The dendrogram (Fig. 1) shows that in the subgroup I-1 two Italian varieties, namely Dottato (accession number 234) and San Pietro (accession number 213), are genetically close, something that is known in the literature (Papadopoulou et al. 2002). However, these two varieties differ phenotypically in leaf shape and cavity size within the fruit (Ntanos et al. 2015). In addition, in the same subgroup two figs from Greece, namely Maurosykia (accession number 108) and Zakynthos (accession number 160) appear genetically and morphologically close, even though they were collected in very distant regions of Greece. Minor differences between Maurosykia and Zakynthos need to be further investigated. Finally, in subgroup II-1 the genotypes Vasilika Mellisi (140) from Greece and Rosso Dendro (214) from Italy are similar. However, these two varieties differ phenotypically in the size and shape of the leaf and fruit stalk length is significantly longer in the second one (Ntanos et al. unpublished data).

In the fig population studied in the present work, the parameters that quantify the genetic variability were calculated using 8 microsatellites. Our results are consistent with published data for (Suppl. Table S1) (Khadari et al. 2003; Giraldo et al. 2008, 2005; Saddoud et al. 2007; Achtak et al. 2009; Aradhya et al. 2010; Caliskan et al. 2012; Perez-Jimenez et al. 2012; Ganopoulos et al. 2015; Boudchicha et al. 2018; Rodolfi et al. 2018; Ergül et al. 2021). The observed differences in genetic parameters observed in published works may be due to the selection of different SSRs, the genotypes analyzed, the differences in the methodology followed for the examination of the samples. Our finding that observed heterozygosity is higher than expected, resulting in a negative F value, agrees with previous works (Suppl. Table S2). Negative F values are the result of a negative assortative mating (Lachance 2016), due to fig’s entomophilous pollination, or to heterotic selection by man. Klekowski (1988) pointed out that perennial species tend to exhibit high heterozygosity as a mechanism to overcome the harmful effects of residual mutations. Despite the high observed heterozygosity in our fig population we observed a limited genetic grouping, as previously published (Aradhya et al. 2010; Caliskan et al. 2012; Perez-Jimenez et al. 2012).

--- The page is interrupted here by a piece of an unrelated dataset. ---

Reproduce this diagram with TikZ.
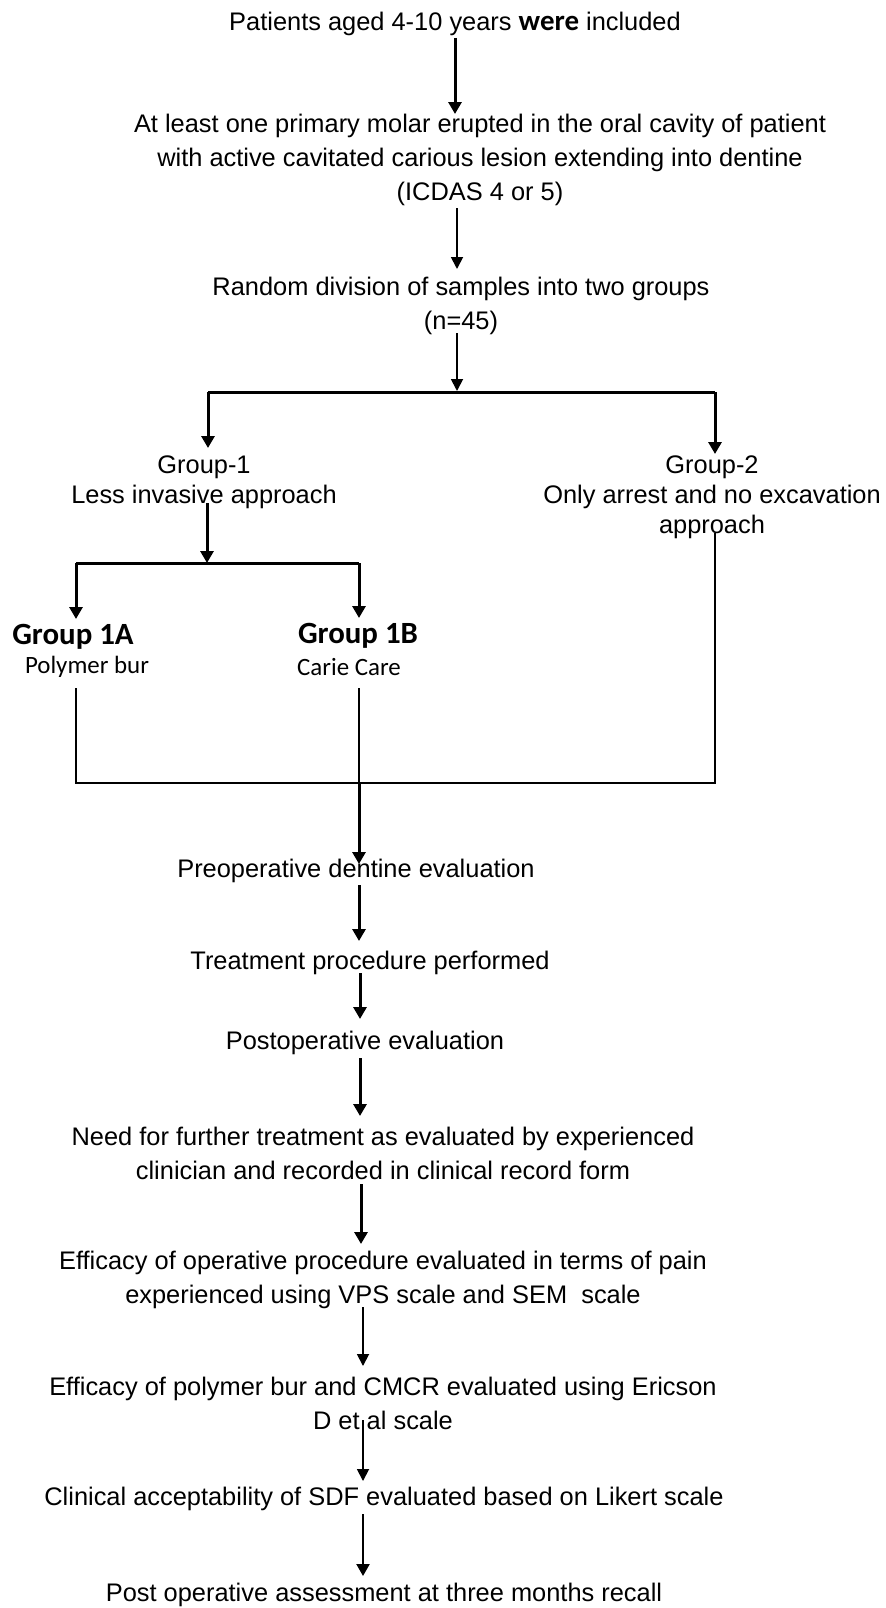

From the present study it appears that the geographical origin could not be the main criterion for classification, as described also elsewhere (Giraldo et al. 2008; Aradhya et al. 2010; Boudchicha et al. 2018). Only Ikegami et al. (2009), using a population of eight Japanese and 11 foreign imports, suggested that figs from Japan are not genetically related to figs from other countries. Many authors attribute the absence of grouping of figs to the propagation of the fig tree, which favors the exchange of plant material between different geographical areas (Giraldo et al. 2008; Aradhya et al. 2010). The same partial lack of clustering was observed in the DAPC analysis. We opted to use this approach, instead of a Bayesian one, because the latter assumes that markers are not linked and that the population is panmictic. The DAPC analysis is a convenient approach for clonal or partially clonal populations (Jombart et al. 2010), where it aims at maximizing the discriminatory capacity of the between-groups variance.

The development of a reliable tool for the identification of the variety is necessary to ensure the identity of the plant material for the registration, the protection of the variety and the management of the propagating material. In the present study, we proposed a key identification scheme using six microsatellites that could distinguish 58 of the 60 fig genotypes in the ex situ collection (98% resolution). A study on the morphological characteristics showed that fig accessions that did not differ by molecular analysis could differ in the color of the fruit peal and of the fruit flesh (Ntanos et al. 2015). The latter suggests that a combined approach involving molecular and morphological analyses may be necessary to increase the resolution power.